A. The floor is 1.5 m below the origin, so we solve for t when y = -1.5 m :
-1.5 m = -1/2 gt²
⇒ t² = (3.0 m)/g
⇒ t = √((3.0 m)/g) ≈ 0.55 s
B. It would take the same amount of time.
C. The ball travels a horizontal distance of 0.70 m before reaching the floor, so we solve for v₀ with t = 0.55 s :
0.70 m = v₀ (0.55 s)
⇒ v₀ = (0.70 m) / (0.55 s) ≈ 1.3 m/s
D. At time t, the ball has horizontal and vertical velocity components
v[x] = 1.3 m/s
v[y] = -gt
so the horizontal component of the ball's final velocity vector is the same as the initial one, 1.3 m/s.

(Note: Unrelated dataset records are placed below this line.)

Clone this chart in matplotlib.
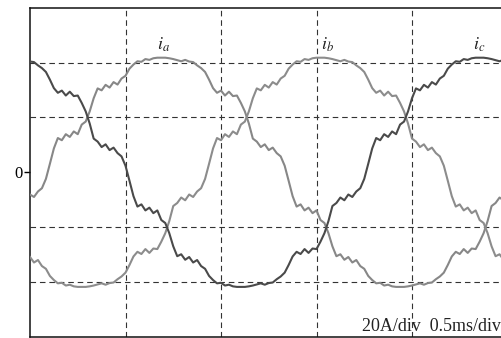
import numpy as np
import matplotlib
matplotlib.use("Agg")
import matplotlib.pyplot as plt

plt.rcParams["mathtext.fontset"] = "stix"

# sample times (ms), 120 samples across the 2.5 ms window
t_ms = np.arange(120) * 2.5 / 120

# phase currents (A)
i_a = [-8.1, -9.0, -7.0, -5.8, -2.4,
       3.1, 8.7, 12.5, 11.7, 13.9, 12.9, 14.9, 13.9, 17.4, 18.5, 22.2, 27.0,
       30.6, 29.9, 31.9, 30.9, 32.9, 32.0, 34.2, 35.2, 37.8, 39.3, 40.5, 40.3,
       41.3, 41.0, 41.6, 41.8, 41.8, 41.8, 41.6, 41.3, 40.9, 40.5, 41.0, 40.4,
       40.2, 39.0, 38.0, 36.6, 33.8, 30.7, 29.0, 29.8, 28.0, 29.4, 27.8, 28.0,
       25.3, 22.2, 17.8, 12.3, 11.2, 9.2, 10.2, 8.1, 9.0, 7.0, 5.8, 2.4,
       -3.1, -8.7, -12.5, -11.7, -13.9, -12.9, -14.9, -13.9, -17.4, -18.5, -22.2, -27.0,
       -30.6, -29.9, -31.9, -30.9, -32.9, -32.0, -34.2, -35.2, -37.8, -39.3, -40.5, -40.3,
       -41.3, -41.0, -41.6, -41.8, -41.8, -41.8, -41.6, -41.3, -40.9, -40.5, -41.0, -40.4,
       -40.2, -39.0, -38.0, -36.6, -33.8, -30.7, -29.0, -29.8, -28.0, -29.4, -27.8, -28.0,
       -25.3, -22.2, -17.8, -12.3, -11.2, -9.2, -10.2]

i_b = [-30.9, -32.9, -32.0, -34.2, -35.2, -37.8, -39.3, -40.5, -40.3,
       -41.3, -41.0, -41.6, -41.8, -41.8, -41.8, -41.6, -41.3, -40.9, -40.5, -41.0, -40.4,
       -40.2, -39.0, -38.0, -36.6, -33.8, -30.7, -29.0, -29.8, -28.0, -29.4, -27.8, -28.0,
       -25.3, -22.2, -17.8, -12.3, -11.2, -9.2, -10.2, -8.1, -9.0, -7.0, -5.8, -2.4,
       3.1, 8.7, 12.5, 11.7, 13.9, 12.9, 14.9, 13.9, 17.4, 18.5, 22.2, 27.0,
       30.6, 29.9, 31.9, 30.9, 32.9, 32.0, 34.2, 35.2, 37.8, 39.3, 40.5, 40.3,
       41.3, 41.0, 41.6, 41.8, 41.8, 41.8, 41.6, 41.3, 40.9, 40.5, 41.0, 40.4,
       40.2, 39.0, 38.0, 36.6, 33.8, 30.7, 29.0, 29.8, 28.0, 29.4, 27.8, 28.0,
       25.3, 22.2, 17.8, 12.3, 11.2, 9.2, 10.2, 8.1, 9.0, 7.0, 5.8, 2.4,
       -3.1, -8.7, -12.5, -11.7, -13.9, -12.9, -14.9, -13.9, -17.4, -18.5, -22.2, -27.0,
       -30.6, -29.9, -31.9]

i_c = [40.4, 40.2, 39.0, 38.0, 36.6, 33.8, 30.7, 29.0, 29.8, 28.0, 29.4, 27.8, 28.0,
       25.3, 22.2, 17.8, 12.3, 11.2, 9.2, 10.2, 8.1, 9.0, 7.0, 5.8, 2.4,
       -3.1, -8.7, -12.5, -11.7, -13.9, -12.9, -14.9, -13.9, -17.4, -18.5, -22.2, -27.0,
       -30.6, -29.9, -31.9, -30.9, -32.9, -32.0, -34.2, -35.2, -37.8, -39.3, -40.5, -40.3,
       -41.3, -41.0, -41.6, -41.8, -41.8, -41.8, -41.6, -41.3, -40.9, -40.5, -41.0, -40.4,
       -40.2, -39.0, -38.0, -36.6, -33.8, -30.7, -29.0, -29.8, -28.0, -29.4, -27.8, -28.0,
       -25.3, -22.2, -17.8, -12.3, -11.2, -9.2, -10.2, -8.1, -9.0, -7.0, -5.8, -2.4,
       3.1, 8.7, 12.5, 11.7, 13.9, 12.9, 14.9, 13.9, 17.4, 18.5, 22.2, 27.0,
       30.6, 29.9, 31.9, 30.9, 32.9, 32.0, 34.2, 35.2, 37.8, 39.3, 40.5, 40.3,
       41.3, 41.0, 41.6, 41.8, 41.8, 41.8, 41.6, 41.3, 40.9, 40.5, 41.0]

series_labels = [r"$i_a$", r"$i_b$", r"$i_c$"]
label_t = [0.70, 1.56, 2.35]
label_i = [46.5, 46.5, 46.5]
scale_text = "20A/div  0.5ms/div"

W, H = 502, 338
fig = plt.figure(figsize=(W / 100, H / 100), dpi=100)
ax = fig.add_axes([30 / W, 1.2 / H, 1 - 30 / W, (337 - 8) / H])

ax.plot(t_ms, i_a, color="#878787", lw=1.5, zorder=3)
ax.plot(t_ms, i_b, color="#8c8c8c", lw=1.5, zorder=3)
ax.plot(t_ms, i_c, color="#4a4a4a", lw=1.5, zorder=4)

ax.set_xlim(0, 472 / 191)
ax.set_ylim(-60, 60)

ax.set_xticks([])
ax.set_xticks([0.5, 1.0, 1.5, 2.0], minor=True)
ax.set_yticks([0])
ax.set_yticklabels(["0"], fontfamily="Liberation Serif", fontsize=12)
ax.set_yticks([-40, -20, 0, 20, 40], minor=True)
ax.tick_params(axis="y", which="major", direction="out", length=4, width=1, pad=1)
ax.tick_params(which="minor", length=0)
ax.grid(which="minor", color="#333333", lw=0.8, linestyle=(0, (5, 3.5)))

for s in ["left", "top", "bottom"]:
    ax.spines[s].set_linewidth(1.1)
    ax.spines[s].set_color("#111111")
ax.spines["right"].set_visible(False)

for lab, tx, ty in zip(series_labels, label_t, label_i):
    ax.text(tx, ty, lab, ha="center", va="center", fontsize=13, color="#222222")

fig.text(501 / W, 7 / H, scale_text, ha="right", va="baseline",
         fontsize=13, fontfamily="Liberation Serif", color="#222222")

fig.savefig("out.png", dpi=100)
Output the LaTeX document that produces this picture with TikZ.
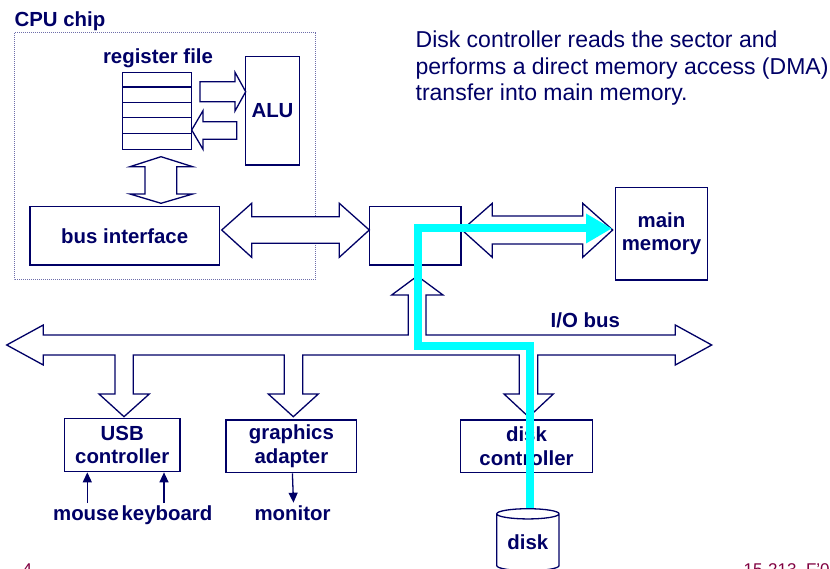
\documentclass[tikz,border=0pt]{standalone}
\usepackage{fontspec}
\setmainfont{Liberation Sans}
\usetikzlibrary{arrows.meta, shapes.geometric}

\definecolor{navy}{RGB}{0,0,102}
\definecolor{dma}{RGB}{0,255,255}
\definecolor{footred}{RGB}{128,0,64}
\definecolor{chipdots}{RGB}{110,110,170}
\newcommand{\lab}{\fontsize{20.4}{23.4}\selectfont\bfseries}

\begin{document}
\begin{tikzpicture}[
            x = 1pt, y = -1pt, % pixel grid of the slide
            line width = 1.3pt,
            box/.style = {draw=navy, fill=white, inner sep=0pt, text=navy, font=\lab, align=center},
            hollow/.style = {draw=navy, fill=white, line join=miter},
            ptr/.style = {draw=navy, -{Triangle[length=10pt, width=9pt]}},
            dmapath/.style = {draw=dma, line width=8pt, line join=miter, -{Triangle[length=26pt, width=28pt]}},
            lbl/.style = {text=navy, font=\lab, inner sep=0pt}
        ]
        \useasboundingbox (0,0) rectangle (830,569);
        \clip (0,0) rectangle (830,569);

        % cpu chip
        \draw[chipdots, line width=1pt, dash pattern=on 1pt off 1pt] (14,33) rectangle (315,280);
        \node[lbl, anchor=base west] (chip) at (14,27) {CPU chip};

        \node[lbl, anchor=base] (reglabel) at (158,64) {register file};
        \node[box, minimum width=69pt, minimum height=77pt] (regfile) at (157.2,110.8) {};
        \foreach \i in {1,...,4}
            \draw[navy] ([yshift=-15.4*\i pt]regfile.north west) -- ([yshift=-15.4*\i pt]regfile.north east);
        \node[box, minimum width=53.6pt, minimum height=108.3pt] (alu) at (272.5,110.85) {ALU};
        \node[box, minimum width=189.3pt, minimum height=58.3pt] (busif) at (124.7,235.8) {bus interface};

        \node[box, minimum width=91.7pt, minimum height=58.3pt] (bridge) at (415.2,235.8) {};
        \node[box, minimum width=91.6pt, minimum height=92.7pt] (mem) at (661.5,233.7) {main\\memory};

        % block arrows
        \draw[hollow] (200,81.7) -- (235,81.7) -- (235,72.3) -- (245.7,91.7) -- (235,111) -- (235,101.7) -- (200,101.7) -- cycle;
        \draw[hollow] (236.7,121.7) -- (203,121.7) -- (203,110.7) -- (191.7,130) -- (203,149.3) -- (203,139.3) -- (236.7,139.3) -- cycle;
        \draw[hollow] (161,156.7) -- (192.7,166.7) -- (176.7,166.7) -- (176.7,194) -- (192.7,194) -- (161,203.3)
            -- (130,194) -- (145,194) -- (145,166.7) -- (130,166.7) -- cycle;
        \draw[hollow] (221.7,230) -- (251.7,203.3) -- (251.7,216.7) -- (339.3,216.7) -- (339.3,203.3) -- (369.3,230)
            -- (339.3,257.3) -- (339.3,243.3) -- (251.7,243.3) -- (251.7,257.3) -- cycle;
        \draw[hollow] (462,230) -- (492.3,203.3) -- (492.3,216) -- (582.7,216) -- (582.7,203.3) -- (612.7,230)
            -- (582.7,257.3) -- (582.7,244) -- (492.3,244) -- (492.3,257.3) -- cycle;

        % i/o bus with its branches
        \draw[hollow] (6.7,345) -- (43.3,325) -- (43.3,335) -- (408.3,335) -- (408.3,295) -- (391.7,295) -- (417.3,276)
            -- (443,295) -- (426,295) -- (426,335) -- (675.3,335) -- (675.3,325) -- (711.7,345) -- (675.3,365) -- (675.3,355)
            -- (537.7,355) -- (537.7,394) -- (553.3,394) -- (528.7,417) -- (504,394) -- (519.3,394) -- (519.3,355)
            -- (302.7,355) -- (302.7,394) -- (318.3,394) -- (293.3,416.7) -- (268.3,394) -- (284.3,394) -- (284.3,355)
            -- (133.3,355) -- (133.3,394) -- (149.3,394) -- (124,416.7) -- (99,394) -- (115,394) -- (115,355)
            -- (43.3,355) -- (43.3,365) -- cycle;
        \node[lbl, anchor=base] (iobus) at (585.3,327.3) {I/O bus};

        \node[box, minimum width=115.7pt, minimum height=53.4pt] (usb) at (122.2,445) {USB\\controller};
        \node[box, minimum width=130.7pt, minimum height=52.7pt] (gfx) at (291.4,446.4) {graphics\\adapter};
        \node[box, minimum width=131.6pt, minimum height=52.7pt] (diskctl) at (526.5,446.4) {disk\\controller};

        \node[lbl, anchor=base] (mouse) at (86,520) {mouse};
        \node[lbl, anchor=base] (keyboard) at (167,520) {keyboard};
        \node[lbl, anchor=base] (monitor) at (292.5,520) {monitor};
        \draw[ptr] ([xshift=1.3pt, yshift=17pt]mouse.base) -- ([xshift=1.3pt]mouse.base |- usb.south);
        \draw[ptr] ([xshift=-3pt, yshift=17pt]keyboard.base) -- ([xshift=-3pt]keyboard.base |- usb.south);
        \draw[ptr] ([xshift=1pt]gfx.south) -- ([xshift=1pt, yshift=17.3pt]monitor.base);

        \node[cylinder, shape border rotate=90, aspect=0.25, draw=navy, fill=white, minimum width=62.3pt,
            minimum height=62pt, inner sep=0pt, text=navy, font=\lab] (disk) at (527.9,542.6) {disk};

        % text and footer
        \node[anchor=base west, text=navy, inner sep=0pt, align=left, font=\fontsize{23}{26.5}\selectfont] (note)
            at (415,101) {Disk controller reads the sector and\\performs a direct memory access (DMA)\\transfer into main memory.};
        \node[anchor=base west, text=footred, inner sep=0pt, font=\fontsize{17}{17}\selectfont] (pagenum) at (22,575) {4};
        \node[anchor=base west, text=footred, inner sep=0pt, font=\fontsize{17}{17}\selectfont] (course) at (743,575) {15-213, F'0};

        % dma transfer
        \coordinate (lowbend) at (529.7,346);
        \coordinate (highbend) at (417.7,346);
        \coordinate (dmaend) at (612,228.5);
        \draw[dmapath] (lowbend |- disk.north) -- (lowbend) -- (highbend) -- (highbend |- dmaend) -- (dmaend);
\end{tikzpicture}
\end{document}
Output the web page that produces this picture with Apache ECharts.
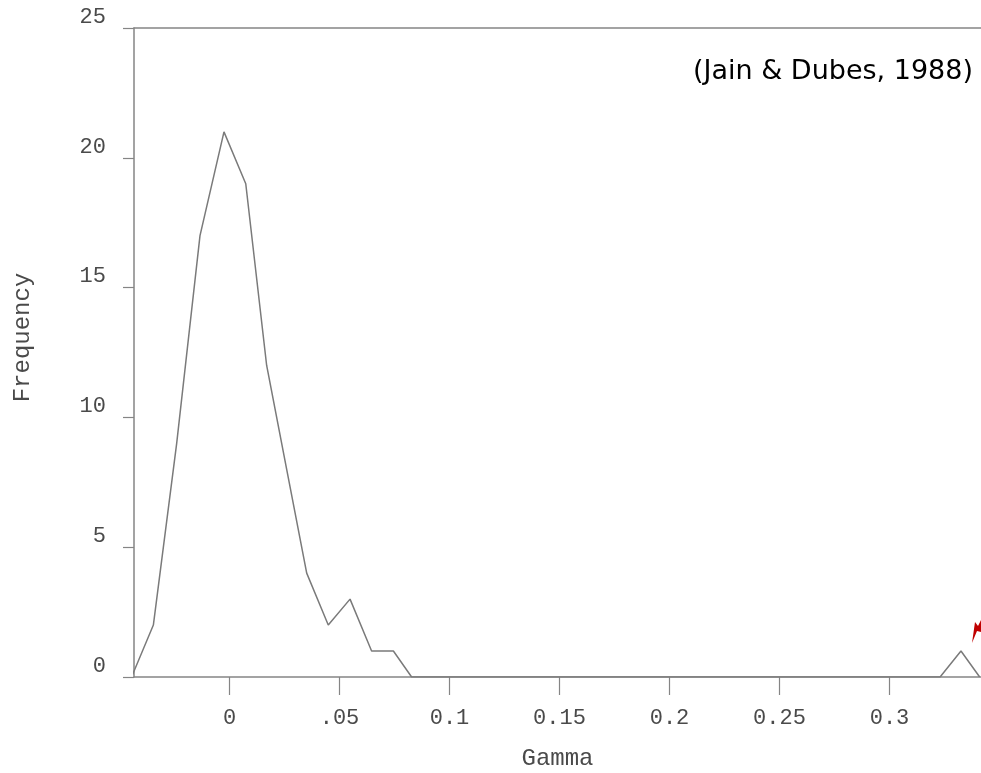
<!DOCTYPE html>
<html lang="en">
  <head>
    <meta charset="utf-8">
    <title>Gamma frequency</title>
    <script src="https://cdn.jsdelivr.net/npm/echarts@6.0.0/dist/echarts.min.js"></script>
    <style>
      html, body { margin: 0; padding: 0; background: #fff; }
      #chart { width: 981px; height: 773px; }
    </style>
  </head>
  <body>
    <div id="chart"></div>
    <script>
      // values
      var gamma = [-0.0445, -0.0346, -0.024, -0.0134, -0.0025, 0.0074, 0.0169, 0.026, 0.0351,
                   0.0449, 0.0548, 0.0646, 0.0745, 0.0828, 0.323, 0.3325, 0.341];
      var frequency = [0, 2, 9, 17, 21, 19, 12, 8, 4, 2, 3, 1, 1, 0, 0, 1, 0];

      var xTickValues = [0, 0.05, 0.1, 0.15, 0.2, 0.25, 0.3];
      var xTickLabels = ['0', '.05', '0.1', '0.15', '0.2', '0.25', '0.3'];
      var yTickLabels = ['0', '5', '10', '15', '20', '25'];

      var points = gamma.map(function (g, i) { return [g, frequency[i]]; });

      var lineGray = '#858585';
      var textGray = '#4a4a4a';
      var mono = 'Liberation Mono';

      var myChart = echarts.init(document.getElementById('chart'));

      myChart.setOption({
        animation: false,
        grid: { left: 134, top: 28, right: 0, bottom: 96, outerBoundsMode: 'none', containLabel: false },
        xAxis: [{
          type: 'value',
          min: -0.0434,
          max: 0.3416,
          name: 'Gamma',
          nameLocation: 'middle',
          nameGap: 70,
          nameTextStyle: { fontFamily: mono, fontSize: 24, color: textGray },
          axisLine: { onZero: false, lineStyle: { color: lineGray, width: 1.5 } },
          axisTick: { customValues: xTickValues, length: 18, lineStyle: { color: lineGray, width: 1.2 } },
          axisLabel: {
            customValues: xTickValues,
            margin: 30,
            fontFamily: mono,
            fontSize: 22,
            color: textGray,
            formatter: function (v) {
              var i = xTickValues.findIndex(function (t) { return Math.abs(t - v) < 1e-9; });
              return i < 0 ? '' : xTickLabels[i];
            }
          },
          splitLine: { show: false }
        }, {
          // top border of the frame
          type: 'value',
          position: 'top',
          min: -0.0434,
          max: 0.3416,
          axisLine: { show: true, onZero: false, lineStyle: { color: lineGray, width: 1.5 } },
          axisTick: { show: false },
          axisLabel: { show: false },
          splitLine: { show: false }
        }],
        yAxis: {
          type: 'value',
          min: 0,
          max: 25,
          interval: 5,
          name: 'Frequency',
          nameLocation: 'middle',
          nameGap: 99,
          nameTextStyle: { fontFamily: mono, fontSize: 24, color: textGray, padding: [0, 0, 0, 30] },
          axisLine: { show: true, onZero: false, lineStyle: { color: lineGray, width: 1.5 } },
          axisTick: { show: true, length: 11, lineStyle: { color: lineGray, width: 1.2 } },
          axisLabel: {
            margin: 28,
            fontFamily: mono,
            fontSize: 22,
            color: textGray,
            verticalAlign: 'bottom',
            formatter: function (v) { return yTickLabels[Math.round(v / 5)]; }
          },
          splitLine: { show: false }
        },
        series: [{
          type: 'line',
          data: points,
          symbol: 'none',
          lineStyle: { color: '#7a7a7a', width: 1.5 },
          z: 3
        }],
        graphic: [{
          type: 'text',
          right: 8,
          top: 58,
          style: {
            text: '(Jain & Dubes, 1988)',
            font: '27px "DejaVu Sans"',
            fill: '#000'
          }
        }, {
          // red arrow at the right edge of the scan
          type: 'polygon',
          shape: { points: [[972, 643], [975, 622], [978, 626], [981, 620], [981, 632], [977, 631]] },
          style: { fill: '#c00000' }
        }]
      });
    </script>
  </body>
</html>
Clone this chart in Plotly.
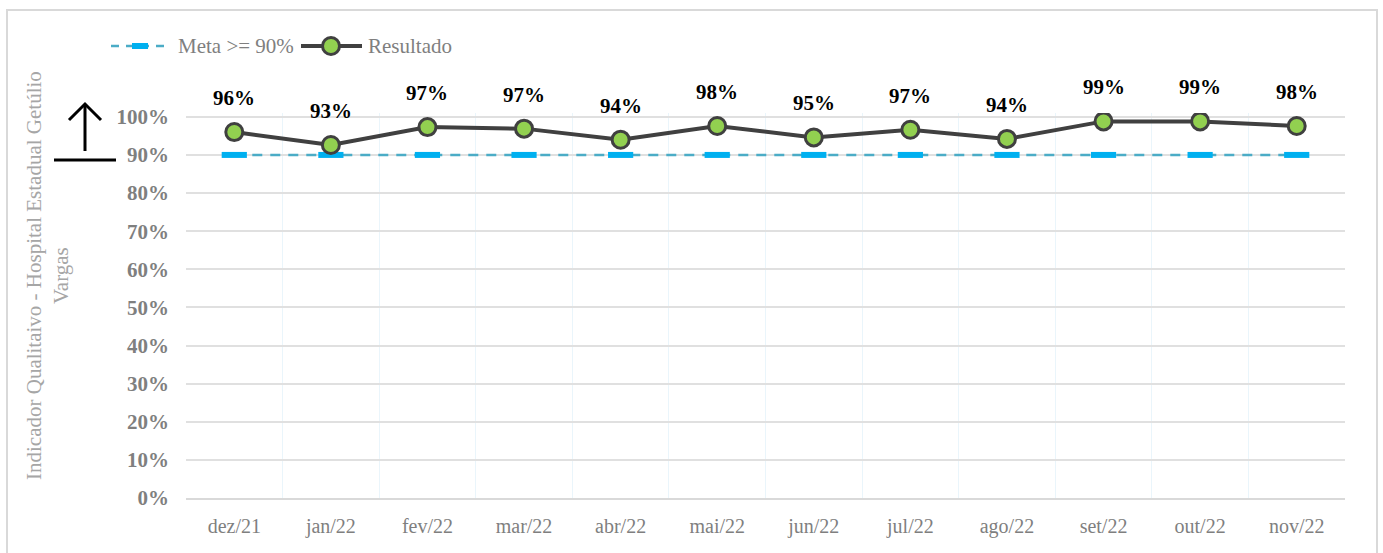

E. The vertical component of velocity would be
v[y] = -g (0.55 s) ≈ -5.4 m/s
F. The magnitude of the final velocity would be
√((1.3 m/s)² + (-5.4 m/s)²) ≈ 5.6 m/s
G. The final velocity vector makes an angle θ with the horizontal such that
tan(θ) = (-5.4 m/s) / (1.3 m/s)
⇒ θ = arctan(-5.4/1.3) ≈ -77°
i.e. approximately 77° below the horizontal.